Generating a robust recovery in this environment has become a shared challenge. Governments in many developed countries are pressed to find the right balance between reining in large fiscal deficits to reassure markets and supporting growth. At the same time, the effectiveness of monetary policy has been blunted at the zero-interest bound. And efforts to reform labor markets and protected sectors have to be mindful of their effects on income inequality.
These common challenges raise a broader set of questions, which today’s distinguished panel should discuss:
First, what can countries in a low–interest low-growth environment do to raise growth? What is the right macroeconomic policy mix, if both fiscal and monetary policy are constrained? What can be said about the sequencing of policies, and is there a common structural reform agenda, especially for aging economies?

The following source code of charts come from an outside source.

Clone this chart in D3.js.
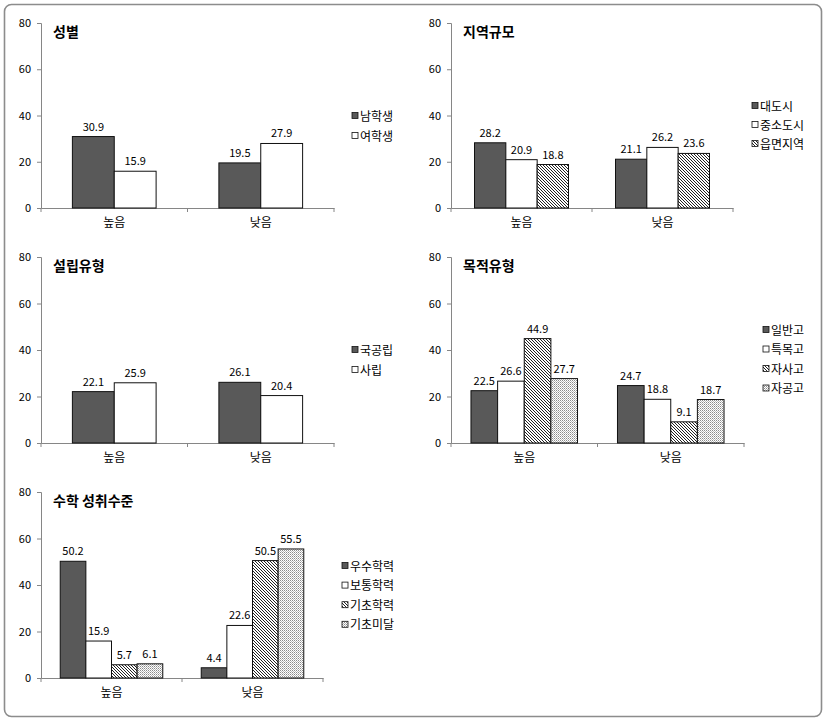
<!DOCTYPE html>
<html><head><meta charset="utf-8">
<script src="https://cdn.jsdelivr.net/npm/d3@7"></script>
<style>body{margin:0;background:#fff;}svg{display:block;}</style>
</head><body>
<script>
const categories = ["높음", "낮음"];
const yTicks = [0, 20, 40, 60, 80];

const p1Title = "성별";
const p1Series = ["남학생", "여학생"];
const p1Values = [[30.9, 19.5], [15.9, 27.9]];

const p2Title = "지역규모";
const p2Series = ["대도시", "중소도시", "읍면지역"];
const p2Values = [[28.2, 21.1], [20.9, 26.2], [18.8, 23.6]];

const p3Title = "설립유형";
const p3Series = ["국공립", "사립"];
const p3Values = [[22.1, 26.1], [25.9, 20.4]];

const p4Title = "목적유형";
const p4Series = ["일반고", "특목고", "자사고", "자공고"];
const p4Values = [[22.5, 24.7], [26.6, 18.8], [44.9, 9.1], [27.7, 18.7]];

const p5Title = "수학 성취수준";
const p5Series = ["우수학력", "보통학력", "기초학력", "기초미달"];
const p5Values = [[50.2, 4.4], [15.9, 22.6], [5.7, 50.5], [6.1, 55.5]];

const W = 827, H = 722;
const FONT = "'Noto Sans CJK KR', 'Noto Sans', sans-serif";
const svg = d3.select("body").append("svg").attr("width", W).attr("height", H);

const defs = svg.append("defs");
const hatch = defs.append("pattern").attr("id", "hatch").attr("patternUnits", "userSpaceOnUse")
  .attr("width", 3).attr("height", 3);
hatch.append("rect").attr("width", 3).attr("height", 3).attr("fill", "#fff");
hatch.append("path").attr("d", "M0,0 L3,3 M-1,2 L1,4 M2,-1 L4,1")
  .attr("stroke", "#222").attr("stroke-width", 1);
const dots = defs.append("pattern").attr("id", "dots").attr("patternUnits", "userSpaceOnUse")
  .attr("width", 2).attr("height", 2);
dots.append("rect").attr("width", 2).attr("height", 2).attr("fill", "#fff");
dots.append("rect").attr("width", 1).attr("height", 1).attr("fill", "#8a8a8a");
dots.append("rect").attr("x", 1).attr("y", 1).attr("width", 1).attr("height", 1).attr("fill", "#bbb");

const fills = ["#595959", "#ffffff", "url(#hatch)", "url(#dots)"];

// outer frame
svg.append("rect").attr("x", 4.5).attr("y", 4.5).attr("width", 817).attr("height", 712)
  .attr("rx", 7).attr("fill", "none").attr("stroke", "#8c8c8c").attr("stroke-width", 1.6);

const panels = [
  {title: p1Title, series: p1Series, values: p1Values, ax: 41, xe: 334, yTop: 23, yBot: 208, legX: 352, legY: 116, legDy: 20},
  {title: p2Title, series: p2Series, values: p2Values, ax: 451, xe: 733, yTop: 23, yBot: 208, legX: 752, legY: 106, legDy: 19},
  {title: p3Title, series: p3Series, values: p3Values, ax: 41, xe: 334, yTop: 257, yBot: 443, legX: 352, legY: 350, legDy: 20},
  {title: p4Title, series: p4Series, values: p4Values, ax: 451, xe: 744, yTop: 257, yBot: 443, legX: 763, legY: 330, legDy: 19.5},
  {title: p5Title, series: p5Series, values: p5Values, ax: 41, xe: 323, yTop: 492, yBot: 678, legX: 342, legY: 566, legDy: 19.6}
];

panels.forEach(p => {
  const g = svg.append("g");
  const y = d3.scaleLinear().domain([0, 80]).range([p.yBot, p.yTop]);
  const x = d3.scaleBand().domain(categories).range([p.ax, p.xe]).padding(0);
  const n = p.series.length;
  const bw = x.bandwidth() / (n + 1.5);
  const xs = d3.scaleBand().domain(p.series).range([0, bw * n]).padding(0);
  const off = (x.bandwidth() - bw * n) / 2;

  // y axis
  const yAxis = g.append("g").attr("transform", `translate(${p.ax},0)`)
    .call(d3.axisLeft(y).tickValues(yTicks).tickSize(4).tickPadding(6));
  yAxis.select(".domain").attr("stroke", "#868686");
  yAxis.selectAll(".tick line").attr("stroke", "#868686");
  yAxis.selectAll("text").attr("font-family", FONT).attr("font-size", 11).attr("fill", "#000");

  // x axis
  const xAxis = g.append("g").attr("transform", `translate(0,${p.yBot})`)
    .call(d3.axisBottom(x).tickSize(0).tickPadding(10));
  xAxis.select(".domain").attr("stroke", "#868686");
  xAxis.selectAll("text").attr("font-family", FONT).attr("font-size", 12).attr("fill", "#000");
  // category separator ticks
  const edges = [p.ax, ...categories.map(c => x(c) + x.bandwidth())];
  g.selectAll(".xt").data(edges).join("line")
    .attr("x1", d => d).attr("x2", d => d).attr("y1", p.yBot).attr("y2", p.yBot + 4)
    .attr("stroke", "#868686");

  // bars
  p.series.forEach((s, si) => {
    categories.forEach((c, ci) => {
      const v = p.values[si][ci];
      const bx = x(c) + off + xs(s);
      g.append("rect").attr("x", bx).attr("y", y(v)).attr("width", xs.bandwidth())
        .attr("height", y(0) - y(v)).attr("fill", fills[si])
        .attr("stroke", "#111").attr("stroke-width", 1);
      g.append("text").attr("x", bx + xs.bandwidth() / 2).attr("y", y(v) - 6)
        .attr("text-anchor", "middle").attr("font-family", FONT).attr("font-size", 11)
        .text(v.toFixed(1));
    });
  });

  // title
  g.append("text").attr("x", p.ax + 12).attr("y", p.yTop + 14)
    .attr("font-family", FONT).attr("font-size", 14).attr("font-weight", "bold").text(p.title);

  // legend
  p.series.forEach((s, si) => {
    const ly = p.legY + si * p.legDy;
    g.append("rect").attr("x", p.legX).attr("y", ly - 3.5).attr("width", 6).attr("height", 6)
      .attr("fill", fills[si]).attr("stroke", "#111").attr("stroke-width", 0.8);
    g.append("text").attr("x", p.legX + 8).attr("y", ly + 4.5)
      .attr("font-family", FONT).attr("font-size", 12).text(s);
  });
});
</script>
</body></html>
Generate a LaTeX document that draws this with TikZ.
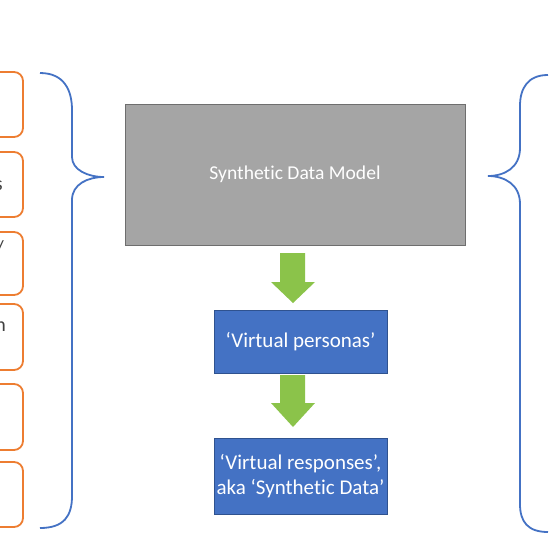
\documentclass[tikz,border=0pt]{standalone}
\usepackage{fontspec}
\setmainfont{Carlito}[Ligatures=CommonOff]
\definecolor{obrd}{HTML}{ED7D31}
\definecolor{bbrace}{HTML}{4472C4}
\definecolor{bfill}{HTML}{4472C4}
\definecolor{bline}{HTML}{2F528F}
\definecolor{gfill}{HTML}{A5A5A5}
\definecolor{gline}{HTML}{6E6E6E}
\definecolor{arrg}{HTML}{8BC34A}
\definecolor{txtg}{HTML}{404040}
\tikzset{
  obox/.style={draw=obrd, line width=1.8pt, rounded corners=9pt},
  brc/.style={draw=bbrace, line width=1.8pt},
  gbox/.style={draw=gline, fill=gfill, line width=1pt, text=white, font=\fontsize{19.6}{23}\selectfont},
  bbox/.style={draw=bline, fill=bfill, line width=1pt, text=white, font=\fontsize{21}{24.5}\selectfont, align=center, inner sep=0pt},
  frag/.style={text=txtg, font=\fontsize{20}{24}\selectfont, anchor=east, inner sep=0pt},
  garrow/.style={fill=arrg, draw=none}
}
\begin{document}
\begin{tikzpicture}[x=1pt,y=-1pt]
\useasboundingbox (0,0) rectangle (550,550);
% left orange boxes (cut off at left edge)
\begin{scope}
\clip (0,0) rectangle (550,550);
\draw[obox] (-60,72) rectangle (23,137);
\draw[obox] (-60,152) rectangle (23,217);
\draw[obox] (-60,232) rectangle (23,295);
\draw[obox] (-60,304) rectangle (23,370);
\draw[obox] (-60,384) rectangle (23,450);
\draw[obox] (-60,462) rectangle (23,527);
\node[frag] (f1) at (3,186) {s};
\node[frag] (f2) at (4,248) {/};
\node[frag] (f3) at (6,327) {n};
\end{scope}
% left brace
\draw[brc] (40,73) .. controls (64,73) and (72,90) .. (72,110)
  -- (72,157) .. controls (72,170) and (88,177) .. (104,177)
  .. controls (88,177) and (72,184) .. (72,200)
  -- (72,496) .. controls (72,516) and (64,528) .. (40,528);
% right brace
\draw[brc] (548,75) .. controls (528,75) and (520,88) .. (520,106)
  -- (520,148) .. controls (520,168) and (504,176) .. (488,176)
  .. controls (504,176) and (520,184) .. (520,204)
  -- (520,504) .. controls (520,522) and (528,532) .. (548,532);
% central boxes
\node[gbox, minimum width=340pt, minimum height=141pt] (model) at (295,174.5) {Synthetic Data Model};
\node[bbox, minimum width=173pt, minimum height=63pt] (pers) at (300.5,341.5) {‘Virtual personas’};
\node[bbox, minimum width=173pt, minimum height=76pt] (resp) at (300.5,476) {‘Virtual responses’,\\aka ‘Synthetic Data’};
% green block arrows
\fill[garrow] (280,253) -- (305,253) -- (305,282) -- (315,282) -- (293,303) -- (271,282) -- (280,282) -- cycle;
\fill[garrow] (280,375) -- (305,375) -- (305,403) -- (315,403) -- (293,427) -- (271,403) -- (280,403) -- cycle;
\end{tikzpicture}
\end{document}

Another set of questions relates to distributional concerns. The income gap between the current young and old is rising. How should countries deal with an increase in intergenerational inequity? What can countries do to keep the young people productive and motivated, even though they have to bear the brunt of coming fiscal adjustment?
Finally, how well do we understand the economic implications of aging? Growth models tell us not to worry about changes in the labor force as per capita income can still go up. But there may be other important changes. In particular, is Japan’s struggle with deflation a special case, or is it part of its demographic transition, and what does the latest research tell us about the effects of aging on growth and inflation?
In less than three weeks, global leaders will convene in Japan, as Tokyo hosts this year’s IMF and World Bank Annual meetings. The meeting will be the first such gathering in Japan in almost four decades and will provide an opportunity to see first-hand how Japan has fared after the global crisis and the devastating earthquake from last year.
It is with this in mind that I feel especially vested in today’s seminar.
Thank you very much, and I look forward to what promises to be a fascinating exchange of ideas.